I assume from the posts above that the space is actually inheriting the topology induced from $\mathbb{R}$ that has the same opens sets.

And you're right, I wrote down the wrong thing. Your example is better.

 

[WWGD]

But $(b,2)$ isn't a subset of $[0,1].$I'm trying to understand what the topology is before giving an argument. But if $[a,b]$ (in particular singletons) are all open like you claim, then $\left\{ [1,1-1/n): n=2,3,...\right\}\cup\left\{ \{1\}\right\}$ is an open cover with no finite subcover.

@Office_Shredder The sets in your union are not subspaces of $[0,1].$

But , IIRC, for subspaces, a set is open if it is the intersection of a host space open set with the subspace. But you can also find basis elements to show either is open. For [a,c) ; 0<=a<c<1, just use a ball [0, (1-c)/2), so these are open. Similar for (a,1].
And I was hoping for an argument that used that [0,1]_new was weaker than [0,1], to show compactness.

 

[Infrared]

But , IIRC, for subspaces, a set is open if it is the intersection of a host space open set with the subspace.

Yes, this is the definition of the subspace topology.

But you can also find basis elements to show either is open. For [a,c) ; 0<=a<c<1, just use a ball [0, (1-c)/2), so these are open. Similar for (a,1].

I don't understand what you're writing here. Can you explain why $(a,1]$ is open in this topology, as it would have to be for this topology to be finer than the standard one?

I assume from the posts above that the space is actually inheriting the topology induced from $\mathbb{R}$ that has the same opens sets.

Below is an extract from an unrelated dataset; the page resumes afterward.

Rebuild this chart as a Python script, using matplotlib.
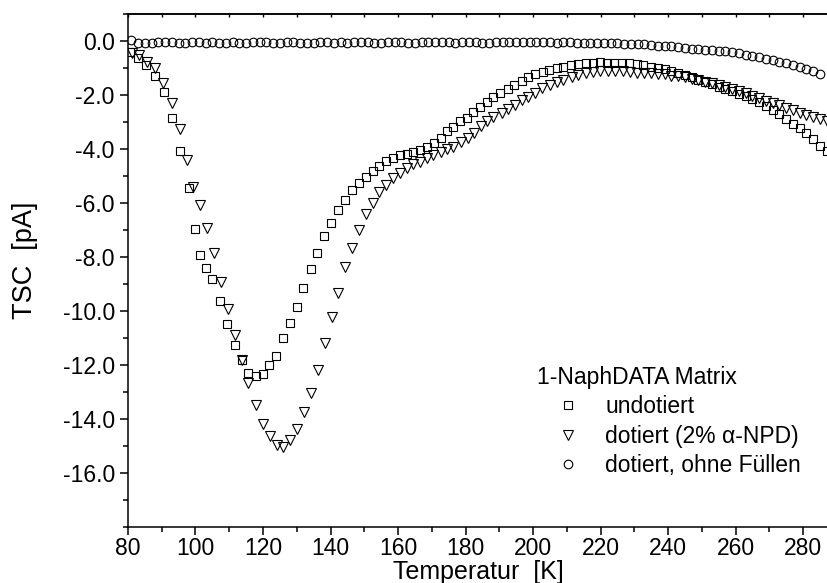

Right, I'm trying to figure out if this is the intended meaning, instead of literally the topology generated by the intervals $[a,b)$ in $[0,1].$

 

[WWGD]

Yes, this is the definition of the subspace topology. I don't understand what you're writing here. Can you explain why $(a,1]$ is open in this topology, as it would have to be for this topology to be finer than the standard one?Right, I'm trying to figure out if this is the intended meaning, instead of literally the topology generated by the intervals $[a,b)$ in $[0,1].$

Ok, my bad, I've been kind of sloppy. Let me be more clear from now on.

 

[Office_Shredder]

Ok, my bad, I've been kind of sloppy. Let me be more clear from now on.

But wait, which topology is it?

 

[WWGD]

But wait, which topology is it?

We start with the topology generated by the basis sets [a,b) on the Real line and then give [0,1] the subspace topology .

 

[Infrared]

We start with the topology generated by the basis sets [a,b) on the Real line and then give [0,1] the subspace topology .

Okay, that is not the topology you described in your OP! But anyway in this case I show non-compactness in post 7.

 

[Office_Shredder]

As an interesting point, the sequence $1/2-1/n$ does not converge to $1/2$ in this topology, since $[1/2,1)$ is an open neighborhood of $1/2$ which does not contain any elements of the sequence. Instead this sequence has no limit point.

 

[WWGD]

Just for the fun of it, let's check the metrizability of [0,1] under this topology. There are suficient conditions given is some metrization theorems IIRC. Nagata -Smirnov, Others. I only remember them vaguely.